[Plotting code records]
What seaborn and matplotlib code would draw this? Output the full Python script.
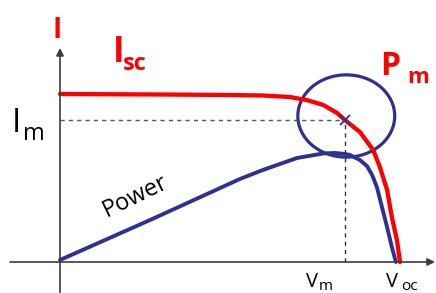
import numpy as np
import pandas as pd
import matplotlib.pyplot as plt
import seaborn as sns
from matplotlib.patches import Ellipse

# ---------------------------------------------------------------------------
# Data (normalised: V / Voc, I / Isc, P / scale)
# ---------------------------------------------------------------------------
iv_voltage = [0.0, 0.300, 0.500, 0.597, 0.676, 0.726, 0.774, 0.815, 0.838,
              0.882, 0.921, 0.941, 0.962, 0.976, 0.991, 1.0]
iv_current = [1.0, 0.997, 0.994, 0.991, 0.982, 0.964, 0.935, 0.887, 0.845,
              0.774, 0.667, 0.565, 0.429, 0.268, 0.131, 0.0]

p_voltage = [0.0, 0.265, 0.529, 0.597, 0.697, 0.774, 0.809, 0.838, 0.853,
             0.882, 0.903, 0.918, 0.932, 0.947, 0.962, 0.976, 0.988]
power = [0.012, 0.250, 0.494, 0.548, 0.619, 0.646, 0.649, 0.643, 0.637,
         0.607, 0.571, 0.518, 0.446, 0.327, 0.208, 0.089, 0.0]

v_mp = 0.838   # Vm
i_mp = 0.845   # Im

RED = '#FF0000'
NAVY = '#2E3192'
AXIS = '#3C3C3C'

iv_df = pd.DataFrame({'V': iv_voltage, 'I': iv_current})
p_df = pd.DataFrame({'V': p_voltage, 'P': power})

# ---------------------------------------------------------------------------
# Plot
# ---------------------------------------------------------------------------
sns.set_style('white')
plt.rcParams['font.family'] = ['Open Sans', 'DejaVu Sans']

fig = plt.figure(figsize=(4.36, 2.93), dpi=100)
ax = fig.add_axes([0, 0, 1, 1])
ax.set_xlim(-0.1765, 1.1059)
ax.set_ylim(-0.1845, 1.5595)
ax.axis('off')

# axes with arrows
ax.annotate('', xy=(0, 1.274), xytext=(0, -0.1845),
            arrowprops=dict(arrowstyle='-|>', color=AXIS, lw=1.2,
                            mutation_scale=11, shrinkA=0, shrinkB=0))
ax.annotate('', xy=(1.103, 0), xytext=(-0.147, 0),
            arrowprops=dict(arrowstyle='-|>', color=AXIS, lw=1.2,
                            mutation_scale=11, shrinkA=0, shrinkB=0))

# dashed guides to the maximum power point
ax.plot([0, v_mp], [i_mp, i_mp], color='#555555', lw=1, ls=(0, (3, 3)))
ax.plot([v_mp, v_mp], [0, i_mp], color='#333333', lw=1, ls=(0, (3, 3)))

# curves
sns.lineplot(data=p_df, x='V', y='P', sort=False, estimator=None,
             color=NAVY, lw=2.8, ax=ax, solid_joinstyle='round')
sns.lineplot(data=iv_df, x='V', y='I', sort=False, estimator=None,
             color=RED, lw=3.1, ax=ax, solid_joinstyle='round')

# maximum power point marker and circle
ax.plot([v_mp], [i_mp], marker='x', color=NAVY, ms=7, mew=1.3)
ax.add_patch(Ellipse((0.842, 0.869), 0.285, 0.49, fill=False,
                     edgecolor=NAVY, lw=2.3))


# labels (figure-pixel positions)
def label(x, y, s, size, color='black', weight='normal', **kw):
    fig.text(x / 436, 1 - y / 293, s, fontsize=size, color=color,
             fontweight=weight, ha='left', va='baseline', **kw)


label(52, 38, 'I', 20, RED, 'bold')
label(113, 62, 'I', 25, RED, 'bold')
label(123, 70, 'sc', 17, RED, 'bold')
label(12, 132, 'I', 24)
label(23, 140, 'm', 17)
label(380, 75, 'P', 23, RED, 'bold')
label(407, 83, 'm', 16, RED, 'bold')
label(306, 287, 'V', 14.5)
label(319, 290, 'm', 11)
label(386, 287, 'V', 14.5)
label(401, 290, 'oc', 11)

fig.text(135 / 436, 1 - 196 / 293, 'Power', fontsize=17, color='black',
         rotation=26, ha='center', va='center', rotation_mode='anchor')

fig.savefig('out.png', dpi=100)
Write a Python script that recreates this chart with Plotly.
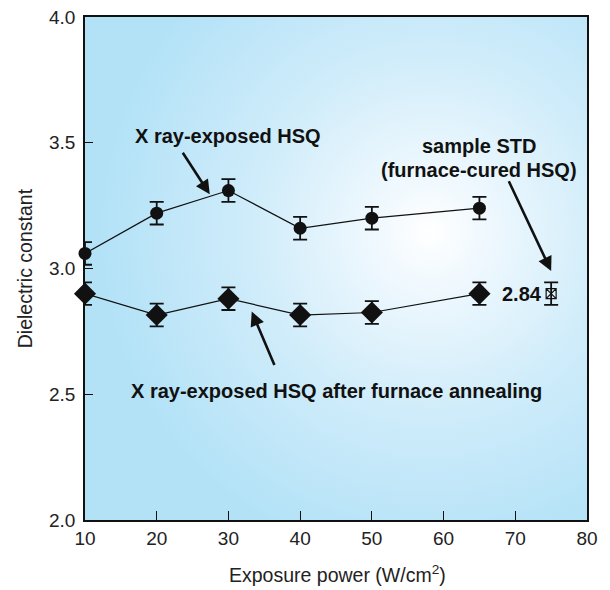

AIM OF THE EXERCISE: Leave out all pictures, then copy the remaining material exactly.

ANSWER TO THE PROBLEM:
What seaborn and matplotlib code would draw this? Output the full Python script.
import numpy as np
import pandas as pd
import matplotlib.pyplot as plt
import seaborn as sns
from matplotlib.patches import Ellipse

# ---------------------------------------------------------------------------
# Data (normalised: V / Voc, I / Isc, P / scale)
# ---------------------------------------------------------------------------
iv_voltage = [0.0, 0.300, 0.500, 0.597, 0.676, 0.726, 0.774, 0.815, 0.838,
              0.882, 0.921, 0.941, 0.962, 0.976, 0.991, 1.0]
iv_current = [1.0, 0.997, 0.994, 0.991, 0.982, 0.964, 0.935, 0.887, 0.845,
              0.774, 0.667, 0.565, 0.429, 0.268, 0.131, 0.0]

p_voltage = [0.0, 0.265, 0.529, 0.597, 0.697, 0.774, 0.809, 0.838, 0.853,
             0.882, 0.903, 0.918, 0.932, 0.947, 0.962, 0.976, 0.988]
power = [0.012, 0.250, 0.494, 0.548, 0.619, 0.646, 0.649, 0.643, 0.637,
         0.607, 0.571, 0.518, 0.446, 0.327, 0.208, 0.089, 0.0]

v_mp = 0.838   # Vm
i_mp = 0.845   # Im

RED = '#FF0000'
NAVY = '#2E3192'
AXIS = '#3C3C3C'

iv_df = pd.DataFrame({'V': iv_voltage, 'I': iv_current})
p_df = pd.DataFrame({'V': p_voltage, 'P': power})

# ---------------------------------------------------------------------------
# Plot
# ---------------------------------------------------------------------------
sns.set_style('white')
plt.rcParams['font.family'] = ['Open Sans', 'DejaVu Sans']

fig = plt.figure(figsize=(4.36, 2.93), dpi=100)
ax = fig.add_axes([0, 0, 1, 1])
ax.set_xlim(-0.1765, 1.1059)
ax.set_ylim(-0.1845, 1.5595)
ax.axis('off')

# axes with arrows
ax.annotate('', xy=(0, 1.274), xytext=(0, -0.1845),
            arrowprops=dict(arrowstyle='-|>', color=AXIS, lw=1.2,
                            mutation_scale=11, shrinkA=0, shrinkB=0))
ax.annotate('', xy=(1.103, 0), xytext=(-0.147, 0),
            arrowprops=dict(arrowstyle='-|>', color=AXIS, lw=1.2,
                            mutation_scale=11, shrinkA=0, shrinkB=0))

# dashed guides to the maximum power point
ax.plot([0, v_mp], [i_mp, i_mp], color='#555555', lw=1, ls=(0, (3, 3)))
ax.plot([v_mp, v_mp], [0, i_mp], color='#333333', lw=1, ls=(0, (3, 3)))

# curves
sns.lineplot(data=p_df, x='V', y='P', sort=False, estimator=None,
             color=NAVY, lw=2.8, ax=ax, solid_joinstyle='round')
sns.lineplot(data=iv_df, x='V', y='I', sort=False, estimator=None,
             color=RED, lw=3.1, ax=ax, solid_joinstyle='round')

# maximum power point marker and circle
ax.plot([v_mp], [i_mp], marker='x', color=NAVY, ms=7, mew=1.3)
ax.add_patch(Ellipse((0.842, 0.869), 0.285, 0.49, fill=False,
                     edgecolor=NAVY, lw=2.3))


# labels (figure-pixel positions)
def label(x, y, s, size, color='black', weight='normal', **kw):
    fig.text(x / 436, 1 - y / 293, s, fontsize=size, color=color,
             fontweight=weight, ha='left', va='baseline', **kw)


label(52, 38, 'I', 20, RED, 'bold')
label(113, 62, 'I', 25, RED, 'bold')
label(123, 70, 'sc', 17, RED, 'bold')
label(12, 132, 'I', 24)
label(23, 140, 'm', 17)
label(380, 75, 'P', 23, RED, 'bold')
label(407, 83, 'm', 16, RED, 'bold')
label(306, 287, 'V', 14.5)
label(319, 290, 'm', 11)
label(386, 287, 'V', 14.5)
label(401, 290, 'oc', 11)

fig.text(135 / 436, 1 - 196 / 293, 'Power', fontsize=17, color='black',
         rotation=26, ha='center', va='center', rotation_mode='anchor')

fig.savefig('out.png', dpi=100)
Write a Python script that recreates this chart with Plotly.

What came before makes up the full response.